Kadoorie Conservation China (KCC), a department of KFBG, was created in 1988 and runs conservation projects and education programmes in several mainland provinces. KCC’s species conservation projects include those that assist the Hainan gibbon, the oriental pied hornbill, the eld’s deer, the sika deer, box turtles, monitor lizards and freshwater fish, and involve efforts such as reforestation, building artificial nest boxes, conducting population surveys, relocating populations in danger and creating fish sanctuaries.
The department’s ecosystem conservation projects are located at the Yinggeling National Nature Reserve and the Exianling limestone forest, both in Hainan, and involve surveying flora and fauna and educating locals about the merits of conservation.
In Yunnan, KCC works in collaboration with the Gaoligongshan National Nature Reserve on the Sino-Myanmar border, home to the eastern hoolock gibbon, and in the Tongbiguan nature reserve. KCC also funds conservation initiatives for the north-Chinese leopard in Shanxi and the loris in south Yunnan.
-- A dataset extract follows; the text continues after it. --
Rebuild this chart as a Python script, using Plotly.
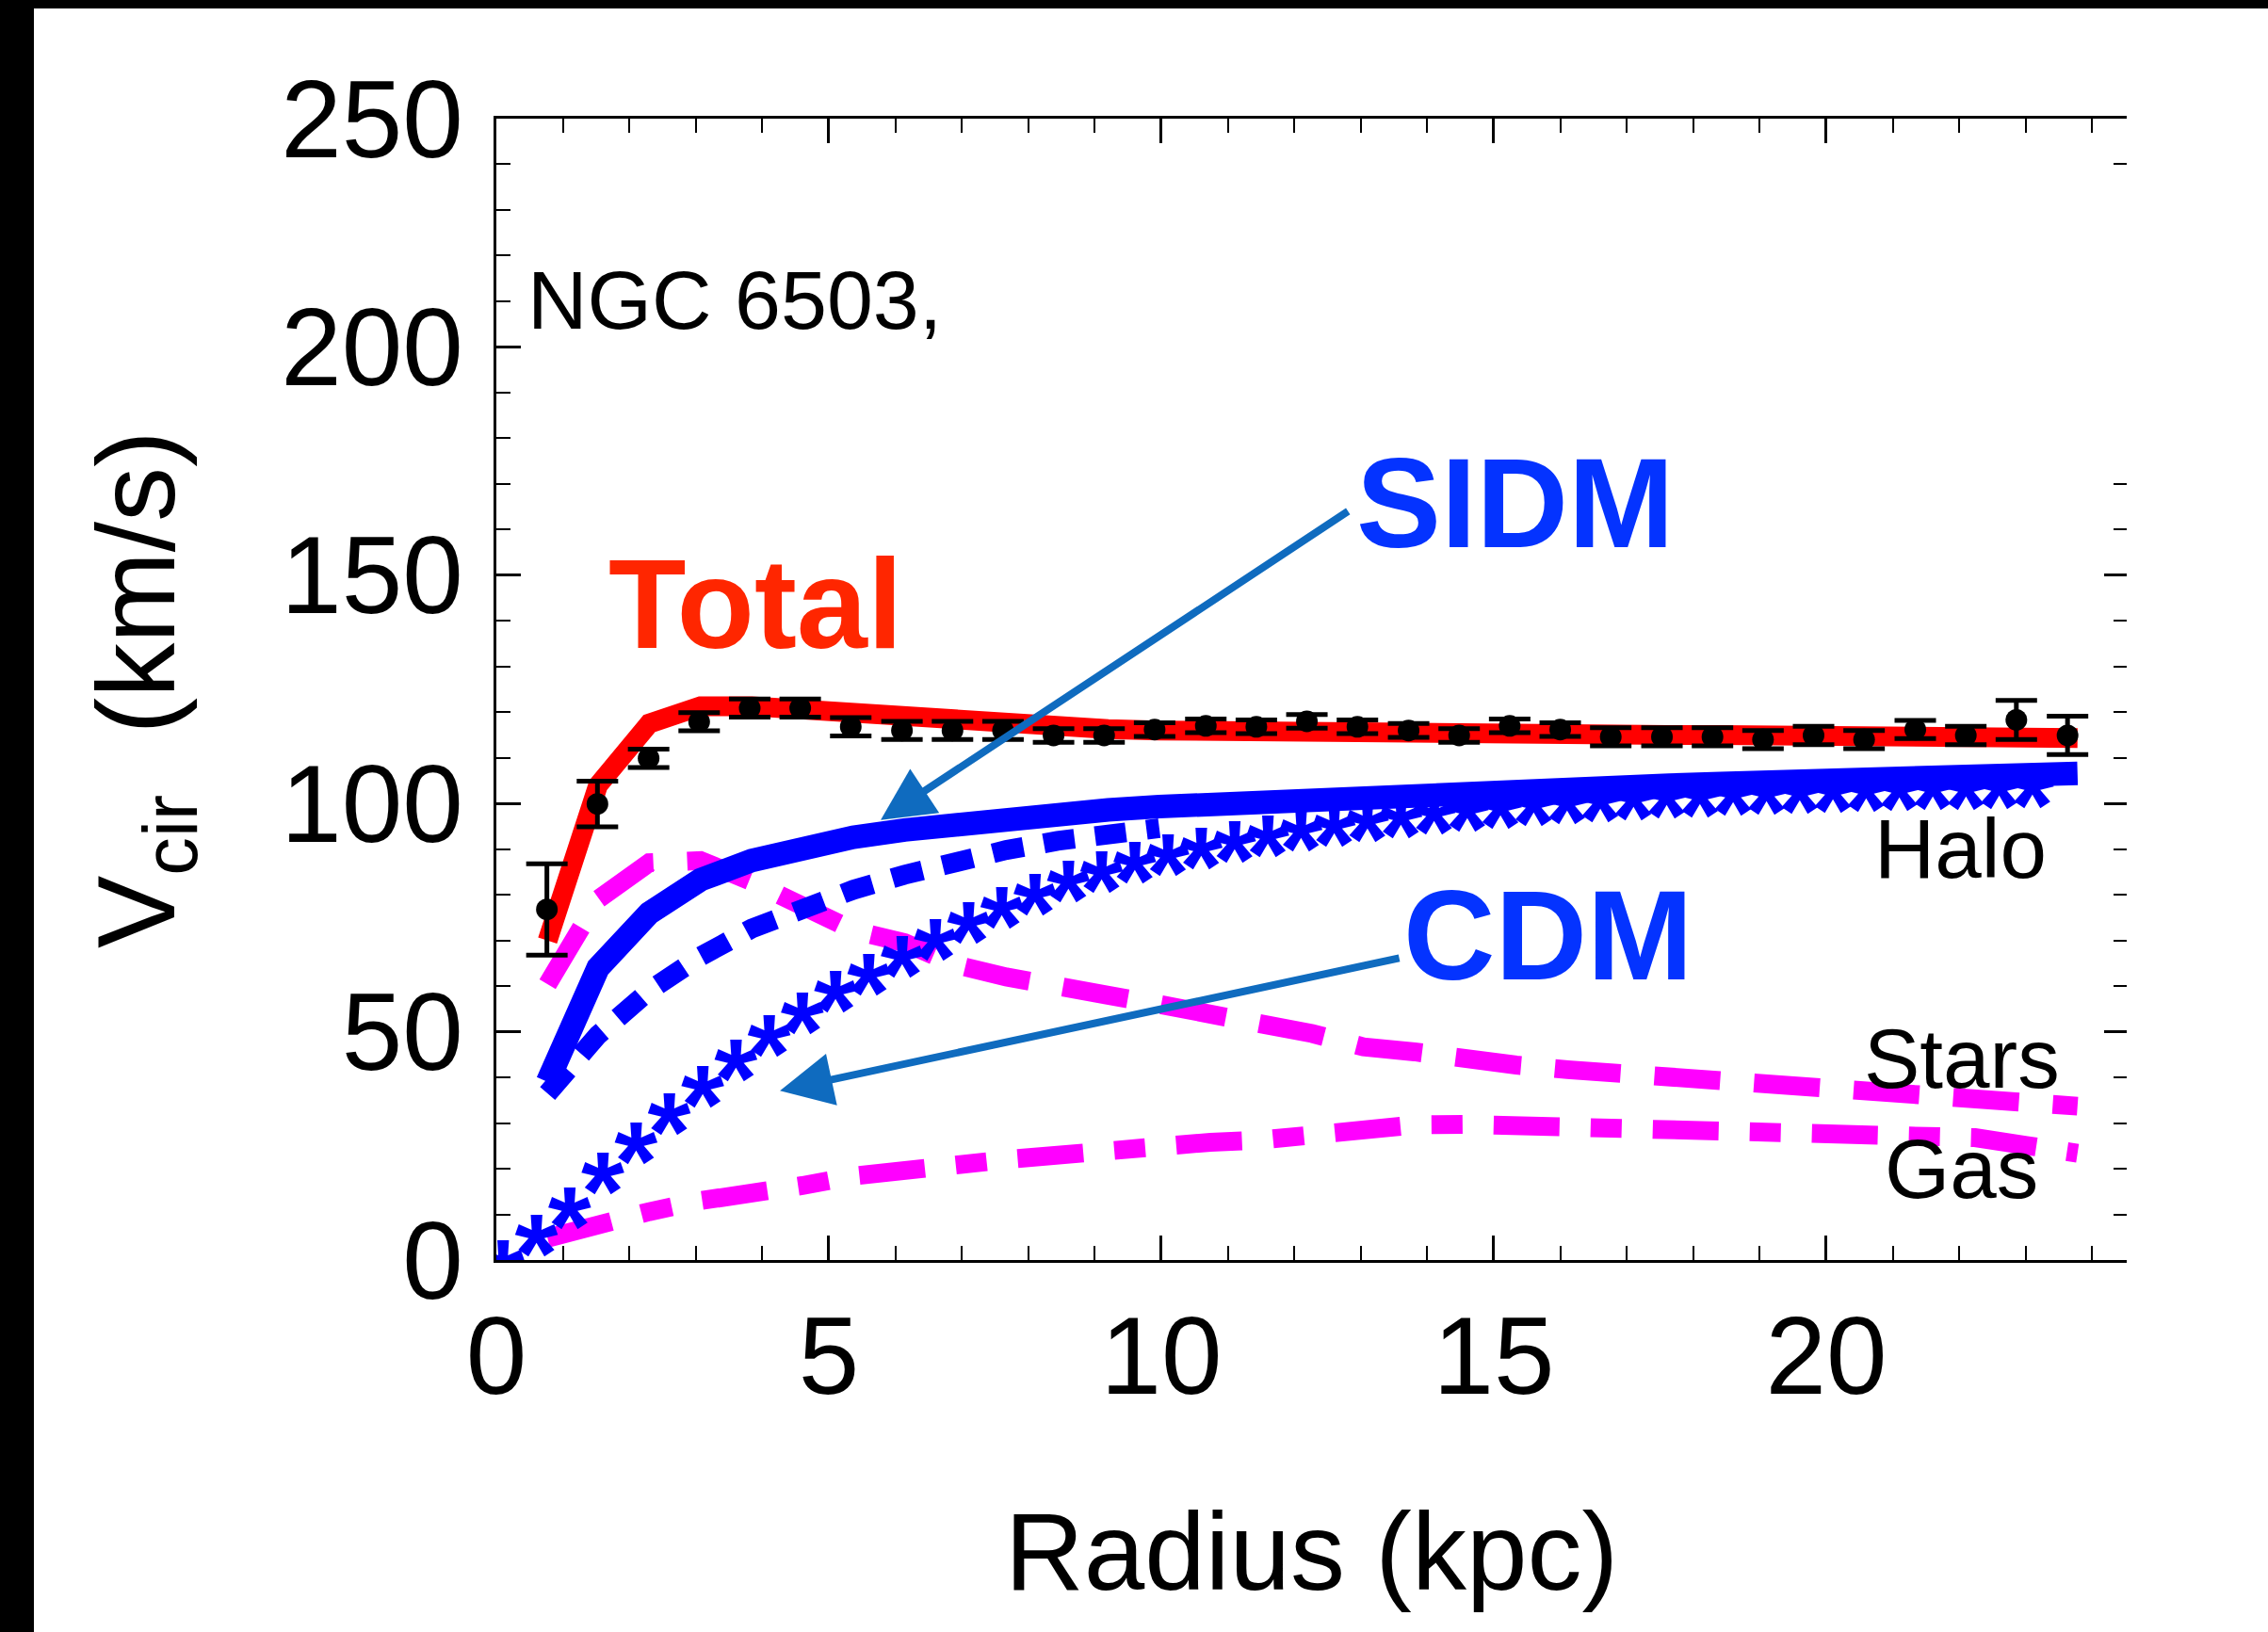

Some of the department’s more unusual projects have included designing a wetland system to treat wastewater by filtering it with strainers and natural plants, painting murals in villages to promote nature appreciation and helping to set up no-catch zones to help fish populations recover.
In Laos, KFBG runs flora conservation projects that involve biodiversity surveys in remote areas and capacity building for the Biotechnology and Ecology Institute, of the Ministry of Science and Technology.